In the meantime, Mays was dong the same job on the Boardwalk in Atlantic City, N.J., and eventually he and Sully both moved off the streets and into the studio:

"When television infomercials started in '88, Billy and I saw the opportunity, because working the streets was really tough. As much fun as it was, there were days when you didn't make that much money. It was freezing cold; it was raining.

"So both of us got a chance to go to Home Shopping Network. To make a long story short, we just started practicing whatever it was we did, the pitches, on Home Shopping, and it just exploded. Our banter, if you will, was really well-received at Home Shopping down there in Tampa, because they used to sell just Capodimonte and cubic zirconias. This was the mid-'90s. It wasn't as sophisticated as it is now.

"We brought in a little bit of color. We were regular sorts of people that people could relate to."

The two later transitioned from HSN to standalone infomercials and TV spots, but what you see isn't always what you get:

"There were so many times that Billy and I would sit behind the scenes and just say, 'If only 17964_0060_m there was a camera here right now. People have no idea what goes on behind the scenes.' As Billy's beard got blacker, and his shirt got bluer, and his volume got noisier and noisier…

"He's a very different person in real life than on television. He's very quiet and mild-mannered, and the minute you put the camera on him, he just dials up to 11. I just sit there and laugh, saying, 'Where does this energy come from?'"

So what does happen behind the scenes?

"People don't know how hard we work to get these commercials to where they are. We don't work with big budgets. We're working with pretty small budgets. Billy and I will sometimes just sit around, we'll be chugging a glass of wine, and we'll say, 'Let's write a script. Let's come up with some demos.'

"And we come up with these ridiculous scripts, whatever it is, and we have to turn it into reality."

On the American Dream of making a better mousetrap:

"There are some people who, we are really realizing their dreams. Some people, we're not. We don't see everything through rose-colored lenses, but the American Dream is still definitely alive. The unorthodox business we're in is doing really well right now, and Billy and I are unusual characters, to say the least."

Neither he nor Mays sell it, but Sullivan has a suggestion on how to make the ShamWow towel work better:

"You've got to use it wet. Use it damp. Water attracts water.
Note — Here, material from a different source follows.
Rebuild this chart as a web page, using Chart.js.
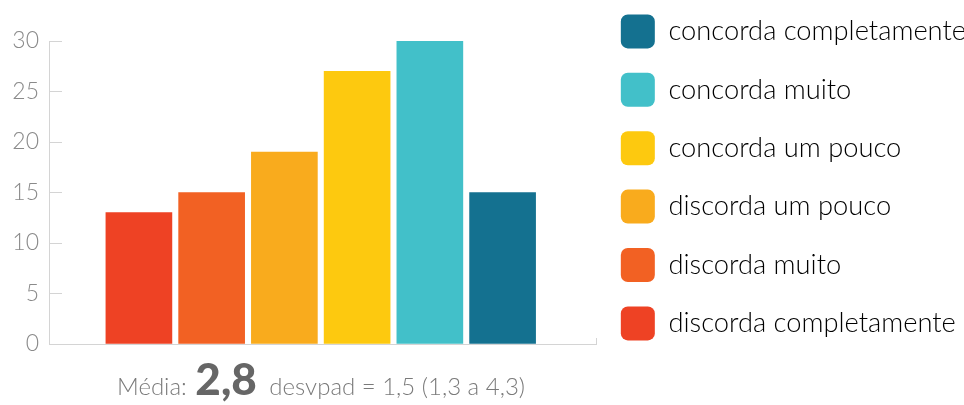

If it's damp, it attracts more water."

18067_0302_m And don't expect to do a demo like the "Pitchmen" overnight:

"You make it look so easy sometimes, that people will buy it because, 'Oh, my God, look how easy.' Sometimes you almost want to sit down with people and make sure the instructions are really clear and say, 'This is how you use it.'

'Because people automatically think the minute they try this, they're going to be as genius as Billy and I at using something. But you have to remember, some of these products, we've been doing this for 20 years.

"No one can maneuver a Swivel Sweeper better than me — the rotation and the quad-brush technology, the forwards, backwards, side-to-side, in and around and under.

"See, if you mix the action into my banter, all of a sudden, you don't know which way to turn."